A crazy, better kind of roadmap
Ryan Singer
One thing led to another today and a feature request from support got me thinking about how we do product management internally. It led to a little spike that I thought I'd share.
It's hard to have a consensus about the state of the product because we all track different issues and different feature ideas in different places and different ways. We solved this issue when we do feature development by making a map of the scopes and tracking them in lists. Is there a way we could have a kind of "canonical reference" that is an overview of the whole product as we see it right now, with pain points and opportunities called out?
A crazy idea came to mind that I had to spike. I imagined the whole product projected onto a map, with pins stuck in the areas where we need to fix something or want to change something.

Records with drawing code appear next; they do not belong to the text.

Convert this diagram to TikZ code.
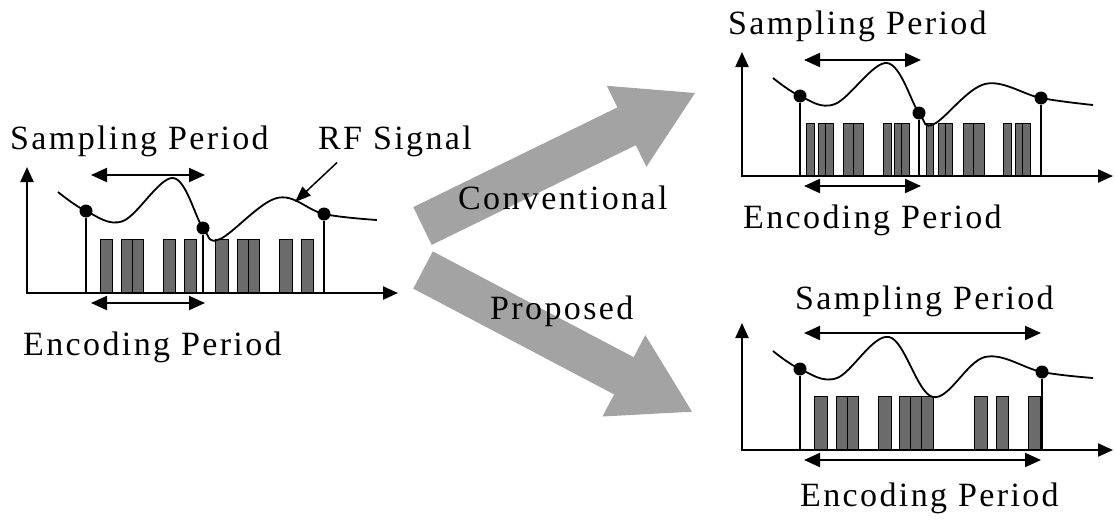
\documentclass[tikz,border=0pt]{standalone}
\usepackage{fontspec}
\setmainfont{Liberation Serif}[LetterSpace=7]
\usetikzlibrary{arrows.meta}
\begin{document}
\begin{tikzpicture}[x=1pt,y=-1pt]
\tikzset{
  lab/.style={font=\fontsize{34}{40}\selectfont, inner sep=0pt, anchor=base west},
  axis/.style={line width=2.2pt, {Triangle[length=15pt,width=13pt]}-{Triangle[length=15pt,width=13pt]}},
  sig/.style={line width=1.8pt},
  stem/.style={line width=2pt},
  dot/.style={circle, fill=black, inner sep=0pt, minimum size=13pt},
  bar/.style={draw=black, line width=1pt, fill=black!58},
  span/.style={line width=2pt, {Triangle[length=16pt,width=14pt]}-{Triangle[length=16pt,width=14pt]}},
  pointer/.style={line width=1.5pt, -{Triangle[length=16pt,width=12pt]}},
  bigarrow/.style={fill=black!36},
}
\useasboundingbox (0,0) rectangle (1116,520);

% ---------- block arrows ----------
\path[bigarrow] (413.3,207.1) -- (617.4,107.4) -- (606.8,85.8) -- (695,93)
  -- (646.4,166.8) -- (635.8,145.2) -- (431.7,244.9) -- cycle;
\path[bigarrow] (432.8,251.4) -- (633.7,357.2) -- (645.3,335.1) -- (692.0,411.7)
  -- (602.5,416.5) -- (614.1,394.4) -- (413.2,288.6) -- cycle;
\node[lab] (conv) at (458,209) {Conventional};
\node[lab] (prop) at (490,319) {Proposed};

% ---------- left panel ----------
\coordinate (Lo) at (27,293);
\coordinate (Ly) at (27,167);
\coordinate (Lx) at (398,293);
\foreach \a/\b in {100/112, 121/132, 132/143, 163/175, 184/196, 215/228, 237/248, 248/259, 279/292, 301/313}
  \draw[bar] (\a,239) rectangle (\b,293);
\draw[axis] (Ly) -- (Lo) -- (Lx);
\draw[sig] plot[smooth, tension=0.6] coordinates
  {(58,192) (86,211) (123,221) (173,178) (203,228) (220,239) (277,198) (324,214) (377,220)};
\node[dot] (L1) at (86,211) {};
\node[dot] (L2) at (203,228) {};
\node[dot] (L3) at (324,214) {};
\draw[stem] (L1) -- (L1 |- Lo);
\draw[stem] (L2) -- (L2 |- Lo);
\draw[stem] (L3) -- (L3 |- Lo);
\coordinate (Ls1) at (91,175);  \coordinate (Ls2) at (205,175);
\coordinate (Le1) at (91,303);  \coordinate (Le2) at (205,303);
\draw[span] (Ls1) -- (Ls2);
\draw[span] (Le1) -- (Le2);
\node[lab] (Lsamp) at (10,149) {Sampling Period};
\node[lab] (Lrf) at (318,149) {RF Signal};
\node[lab] (Lenc) at (23,355) {Encoding Period};
\coordinate (Lrft) at (295,202);
\draw[pointer] ([shift={(19pt,-6pt)}]Lrf.south west) -- (Lrft);

% ---------- upper right panel (conventional) ----------
\coordinate (To) at (742,176);
\coordinate (Ty) at (742,52);
\coordinate (Tx) at (1113,176);
\foreach \a/\b in {806/814, 818/825.5, 825.5/833, 843/853, 853/863, 883/891, 894/901.5, 901.5/909,
                   926/933, 938/945, 945/952, 963/973.5, 973.5/984, 1003/1011, 1015/1022.5, 1022.5/1030}
  \draw[bar] (\a,123) rectangle (\b,176);
\draw[axis] (Ty) -- (To) -- (Tx);
\draw[sig] plot[smooth, tension=0.6] coordinates
  {(773,78) (800,96) (835,104) (887,63) (919,113) (934,124) (985,84) (1041,98) (1093,105)};
\node[dot] (T1) at (800,96) {};
\node[dot] (T2) at (919,113) {};
\node[dot] (T3) at (1041,98) {};
\draw[stem] (T1) -- (T1 |- To);
\draw[stem] (T2) -- (T2 |- To);
\draw[stem] (T3) -- (T3 |- To);
\coordinate (Ts1) at (804,60);  \coordinate (Ts2) at (921,60);
\coordinate (Te1) at (804,186); \coordinate (Te2) at (921,186);
\draw[span] (Ts1) -- (Ts2);
\draw[span] (Te1) -- (Te2);
\node[lab] (Tsamp) at (728,34) {Sampling Period};
\node[lab] (Tenc) at (743,228) {Encoding Period};

% ---------- lower right panel (proposed) ----------
\coordinate (Bo) at (742,450);
\coordinate (By) at (742,323);
\coordinate (Bx) at (1113,450);
\foreach \a/\b in {814/827, 836/847, 847/858, 878/891, 899/910.3, 910.3/921.7, 921.7/933,
                   974/987, 996/1008, 1028/1040}
  \draw[bar] (\a,396) rectangle (\b,450);
\draw[axis] (By) -- (Bo) -- (Bx);
\draw[sig] plot[smooth, tension=0.6] coordinates
  {(773,351) (800,369) (837,378) (889,337) (933,397) (985,357) (1042,372) (1093,378)};
\node[dot] (B1) at (800,369) {};
\node[dot] (B2) at (1042,372) {};
\draw[stem] (B1) -- (B1 |- Bo);
\draw[stem] (B2) -- (B2 |- Bo);
\coordinate (Bs1) at (804,333);  \coordinate (Bs2) at (1041,333);
\coordinate (Be1) at (804,460);  \coordinate (Be2) at (1041,460);
\draw[span] (Bs1) -- (Bs2);
\draw[span] (Be1) -- (Be2);
\node[lab] (Bsamp) at (795,309) {Sampling Period};
\node[lab] (Benc) at (800,506) {Encoding Period};
\end{tikzpicture}
\end{document}
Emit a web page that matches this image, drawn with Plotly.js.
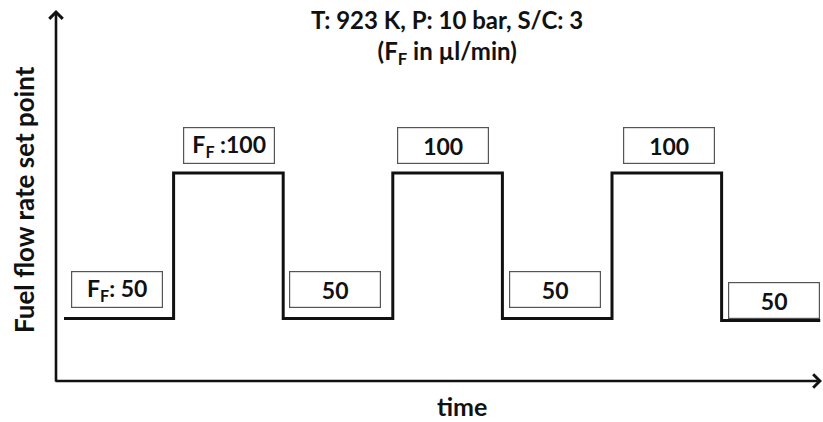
<!DOCTYPE html>
<html>
<head>
<meta charset="utf-8">
<script src="https://cdn.plot.ly/plotly-3.0.1.min.js"></script>
<style>html,body{margin:0;padding:0;background:#fff;}#chart{width:823px;height:422px;}</style>
</head>
<body>
<div id="chart"></div>
<script>
// ---- data ----
const stepTimes = [0, 1, 2, 3, 4, 5, 6, 6.9];
const flowSetPoints = [50, 100, 50, 100, 50, 100, 49.3];
const boxLabels = ['F<sub>F</sub>: 50', 'F<sub>F</sub> :100', '50', '100', '50', '100', '50'];
const titleLines = ['T: 923 K, P: 10 bar, S/C: 3', '(F<sub>F</sub> in µl/min)'];
const yLabel = 'Fuel flow rate set point';
const xLabel = 'time';

// ---- styling ----
const FONT = 'Lato, "Open Sans", sans-serif';
const boxXShift = [-2, 1, -3, -5, -2, 2, 3];
const boxYShift = [28.5, 27.5, 28.5, 27.5, 28.5, 27.5, 20];

const yVals = flowSetPoints.concat([flowSetPoints[flowSetPoints.length - 1]]);

const trace = {
  x: stepTimes,
  y: yVals,
  mode: 'lines',
  line: {shape: 'hv', color: '#111', width: 3},
  hoverinfo: 'skip',
  showlegend: false
};

const annotations = [];
for (let i = 0; i < flowSetPoints.length; i++) {
  const mid = (stepTimes[i] + stepTimes[i + 1]) / 2;
  annotations.push({
    x: mid, y: flowSetPoints[i], xref: 'x', yref: 'y',
    text: '<b>' + boxLabels[i] + '</b>',
    showarrow: false,
    xshift: boxXShift[i], yshift: boxYShift[i],
    width: 88, height: 33,
    bordercolor: '#555', borderwidth: 1.2, borderpad: 1,
    bgcolor: '#fff',
    font: {family: FONT, size: 23, color: '#111'}
  });
}
// axes arrows
annotations.push({
  xref: 'paper', yref: 'paper', x: 1, y: 0, ax: -768, ay: 0,
  showarrow: true, arrowhead: 4, arrowsize: 1, arrowwidth: 2.6, arrowcolor: '#111', text: '', standoff: 0
});
annotations.push({
  xref: 'paper', yref: 'paper', x: 0, y: 1, ax: 0, ay: 373,
  showarrow: true, arrowhead: 4, arrowsize: 1, arrowwidth: 2.6, arrowcolor: '#111', text: '', standoff: 0
});
// title
annotations.push({
  xref: 'paper', yref: 'paper', x: (447 - 56) / 766, y: (381 - 37) / 371,
  xanchor: 'center', yanchor: 'middle', showarrow: false,
  text: '<b>' + titleLines.join('<br>') + '</b>',
  font: {family: FONT, size: 24, color: '#111'}
});
// y label
annotations.push({
  xref: 'paper', yref: 'paper', x: (24 - 56) / 766, y: (381 - 200) / 371,
  xanchor: 'center', yanchor: 'middle', showarrow: false, textangle: -90,
  text: '<b>' + yLabel + '</b>',
  font: {family: FONT, size: 26, color: '#111'}
});
// x label
annotations.push({
  xref: 'paper', yref: 'paper', x: (462 - 56) / 766, y: (381 - 406) / 371,
  xanchor: 'center', yanchor: 'middle', showarrow: false,
  text: '<b>' + xLabel + '</b>',
  font: {family: FONT, size: 25, color: '#111'}
});

const layout = {
  width: 823, height: 422,
  margin: {l: 56, r: 1, t: 10, b: 41, pad: 0},
  paper_bgcolor: '#fff', plot_bgcolor: '#fff',
  xaxis: {range: [-0.073, 6.916], showgrid: false, zeroline: false, showticklabels: false, ticks: '', showline: false, fixedrange: true},
  yaxis: {range: [28.5, 156], showgrid: false, zeroline: false, showticklabels: false, ticks: '', showline: false, fixedrange: true},
  annotations: annotations,
  showlegend: false
};

Plotly.newPlot('chart', [trace], layout, {displayModeBar: false, staticPlot: true});
</script>
</body>
</html>
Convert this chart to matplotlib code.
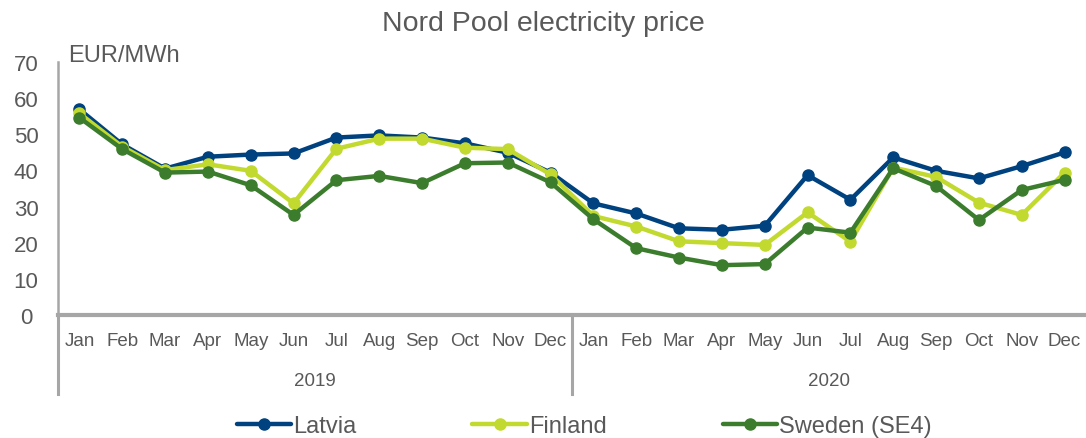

I sketched one quick on the iPad. The idea is real, navigable areas in the app (e.g. To-Dos section) are depicted as places where an improvement would be made.
What's unique about this concept is it turns the idea of a roadmap 90ยบ. Roadmaps are about what you're going to do when. Time is the main factor. This cartoon uses space as the main organizing principle.
Three types of issues are called out:
- Brand burn. This is something where you get bitten and it makes you hate Basecamp. Things that embarrass you, break privacy expectations, lose data, etc.
- Pain point. A burn that matters but is less tarnishing. Eg problems resending invitations, RSVP issues, making the same project all the time before Templates.
- Win to unlock. Non-consumption, things people aren't complaining about but they will be very glad about. Eg more check-in date/time options. Ability to assign a project to a person. The HQ/Teams/Projects split.
Suppose you could click any of those "pins." You'd get detail on that thing ... maybe jump to a pitch or a to-do on a bugs list.
I acknowledge this is a little crazy but it's also kind of awesome. I'm not going to spend more time on it but I will be thinking about ways to implement something like this in my off time. The idea of a roadmap in space (not time) that gives us a shared overview could be really powerful.